After deleting the commas, the following query works:
SELECT
lots.geometry.coordinates[0][0][0] longitude,
lots.geometry.coordinates[0][0][1] latitude,
lots.geometry.coordinates[0][0][2] altitude
FROM dfs.`/Users/drilluser/citylots.json` lots LIMIT 1;
|-----------------------|---------------------|-----------|
| longitude | latitude | altitude |
|-----------------------|---------------------|-----------|
| -122.422003528252475 | 37.808480096967251 | 0.0 |
|-----------------------|---------------------|-----------|
1 row selected (0.618 seconds)
Irregular data
Data that lacks uniformity causes a problem. Continuing the example “Accessing a Map Field in an Array”, Drill cannot handle the intermixed Polygon shapes and MultiPolygon shapes.
Workaround: None, per se, but if you avoid querying the multi-polygon lines (120 of them), Drill works fine on the entire remainder. For example:
WITH tbl AS (
SELECT
CAST(lots.geometry.coordinates[0][0][0] AS FLOAT) longitude,
CAST(lots.geometry.coordinates[0][0][1] AS FLOAT) latitude,
CAST(lots.geometry.coordinates[0][0][2] AS FLOAT) altitude
FROM dfs./Users/drilluser/uniform.json` lots)
SELECT
AVG(longitude),
AVG(latitude),
MAX(altitude)
FROM tbl;
|---------------------|--------------------|---------|
| EXPR$0 | EXPR$1 | EXPR$2 |
|---------------------|--------------------|---------|
| -122.4379846573301 | 37.75844260679518 | 0.0 |
|---------------------|--------------------|---------|
1 row selected (6.64 seconds)
Another option is to use the experimental union type.
Varying types
Any attempt to query a list that has varying types fails. Continuing the example “Accessing a Map Field in an Array”, the city lots file has a list of lists of coordinates for shapes of type Polygon. For shapes of MultiPolygon, this file has lists of lists of coordinates. Even a query that tries to filter away the MultiPolygons will fail.

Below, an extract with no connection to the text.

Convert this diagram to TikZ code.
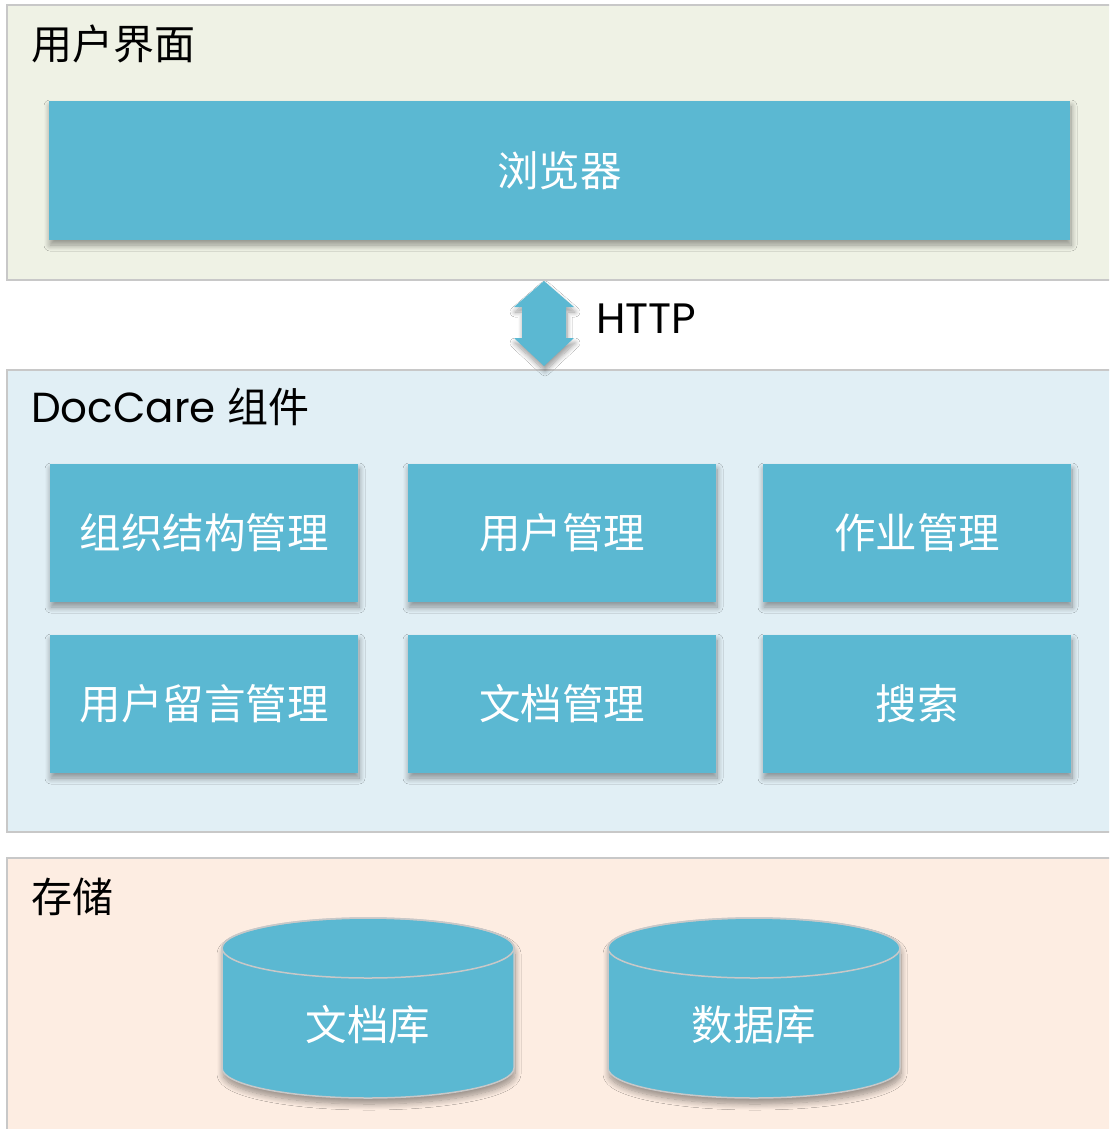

Workaround: Use union type (experimental).
Misusing Dot Notation
Drill accesses an object when you use dot notation in the SELECT statement only when the dot is not the first dot in the expression. Drill attempts to access the table that appears after the first dot. For example, records in some-file
have a geometry field that Drill successfully accesses given this query:
select geometry from dfs.`some-file.json`;
The following query, however, causes an error because there is no table named geometry.
select geometry.x from dfs.`some-file.json`;
Workaround: Use a table alias. For example:
select tbl.geometry.x from dfs.`some-file.json` tbl;
Lengthy JSON objects
Currently, Drill cannot manage lengthy JSON objects, such as a gigabit JSON file. Finding the beginning and end of records can be time consuming and require scanning the whole file.

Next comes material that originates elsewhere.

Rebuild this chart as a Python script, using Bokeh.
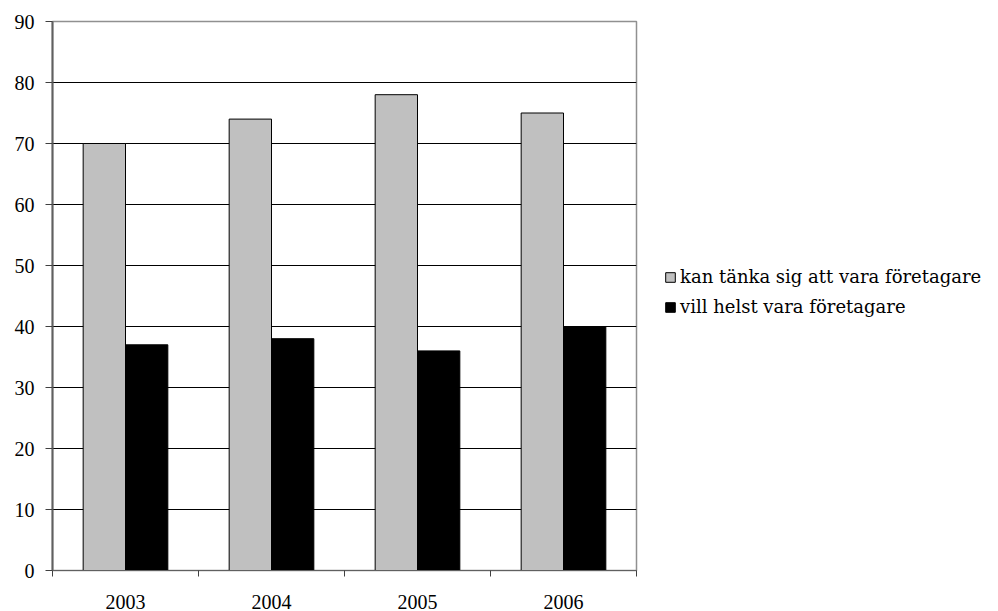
from bokeh.plotting import figure
from bokeh.models import ColumnDataSource, Range1d, FixedTicker, Legend, LegendItem
from bokeh.transform import dodge
from bokeh.embed import file_html
from bokeh.resources import INLINE

# Survey results per year (percent)
years = ["2003", "2004", "2005", "2006"]
could_imagine = [70, 74, 78, 75]    # kan tänka sig att vara företagare
would_prefer = [37, 38, 36, 40]     # vill helst vara företagare
y_ticks = [0, 10, 20, 30, 40, 50, 60, 70, 80, 90]

FONT = "Liberation Serif"
LEGEND_FONT = "DejaVu Serif"
BAR_W = 0.29

centers = [i + 0.5 for i in range(len(years))]
src = ColumnDataSource(dict(x=centers, a=could_imagine, b=would_prefer))

p = figure(frame_width=584, frame_height=549, output_backend="svg", toolbar_location=None,
           x_range=Range1d(0, len(years)), y_range=Range1d(0, 90),
           min_border_left=52, min_border_right=362, min_border_top=21,
           min_border_bottom=41)

rg = p.vbar(x=dodge("x", -BAR_W / 2, range=p.x_range), top="a", width=BAR_W,
            source=src, fill_color="#c0c0c0", line_color="black", line_width=1)
rb = p.vbar(x=dodge("x", BAR_W / 2, range=p.x_range), top="b", width=BAR_W,
            source=src, fill_color="black", line_color="black", line_width=1)

# y axis
p.yaxis.ticker = FixedTicker(ticks=y_ticks)
p.yaxis.major_tick_out = 7
p.yaxis.major_tick_in = 0
p.yaxis.minor_tick_line_color = None
p.yaxis.axis_line_color = "#606060"
p.yaxis.axis_line_width = 2
p.yaxis.major_tick_line_color = "#404040"
p.yaxis.major_label_text_font = FONT
p.yaxis.major_label_text_font_size = "20px"
p.yaxis.major_label_text_color = "black"
p.yaxis.major_label_standoff = 11

# x axis: labels centred on each year, tick marks between years
p.xaxis.ticker = FixedTicker(ticks=centers, minor_ticks=list(range(len(years) + 1)))
p.xaxis.major_label_overrides = {c: y for c, y in zip(centers, years)}
p.xaxis.major_tick_line_color = None
p.xaxis.minor_tick_out = 6
p.xaxis.minor_tick_in = 0
p.xaxis.minor_tick_line_color = "#404040"
p.xaxis.axis_line_color = "#606060"
p.xaxis.major_label_text_font = FONT
p.xaxis.major_label_text_font_size = "20px"
p.xaxis.major_label_text_color = "black"
p.xaxis.major_label_standoff = 18

p.xgrid.grid_line_color = None
p.ygrid.ticker = FixedTicker(ticks=y_ticks)
p.ygrid.grid_line_color = "black"
p.ygrid.grid_line_width = 1

p.outline_line_color = "#909090"
p.outline_line_width = 1.5

legend = Legend(items=[LegendItem(label="kan tänka sig att vara företagare", renderers=[rg]),
                       LegendItem(label="vill helst vara företagare", renderers=[rb])],
                location=(28, 253),
                glyph_width=12, glyph_height=12, label_standoff=4, label_height=21,
                spacing=9, border_line_color=None, background_fill_alpha=0,
                padding=0, margin=0)
legend.label_text_font = LEGEND_FONT
legend.label_text_font_size = "18px"
legend.label_text_color = "black"
p.add_layout(legend, "right")

open("out.html", "w").write(file_html(p, INLINE))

Workaround: Use a tool to split the JSON file into smaller chunks of 64-128MB or 64-256MB initially until you know the total data size and node configuration. Keep the JSON objects intact in each file. A distributed file system, such as HDFS, is recommended over trying to manage file partitions.
Complex JSON objects
Complex arrays and maps can be difficult or impossible to query.
Workaround: Separate lengthy objects into objects delimited by curly braces using the following functions:
-
FLATTEN separates a set of nested JSON objects into individual rows in a DRILL table.
-
KVGEN separates objects having more elements than optimal for querying.
Schema changes
Drill cannot read JSON files containing changes in the schema. For example, attempting to query an object having array elements of different data types cause an error:
Drill interprets numbers that do not have a decimal point as BigInt values. In this example, Drill recognizes the first two coordinates as doubles and the third coordinate as a BigInt, which causes an error.
Workaround: Set the store.json.read_numbers_as_double
property, described earlier, to true.
ALTER SESSION SET `store.json.read_numbers_as_double` = true;
Selecting all in a JSON directory query
Drill currently returns only fields common to all the files in a directory query that selects all (SELECT *) JSON files.
Workaround: Query each file individually. Another option is to use the union type (experimental).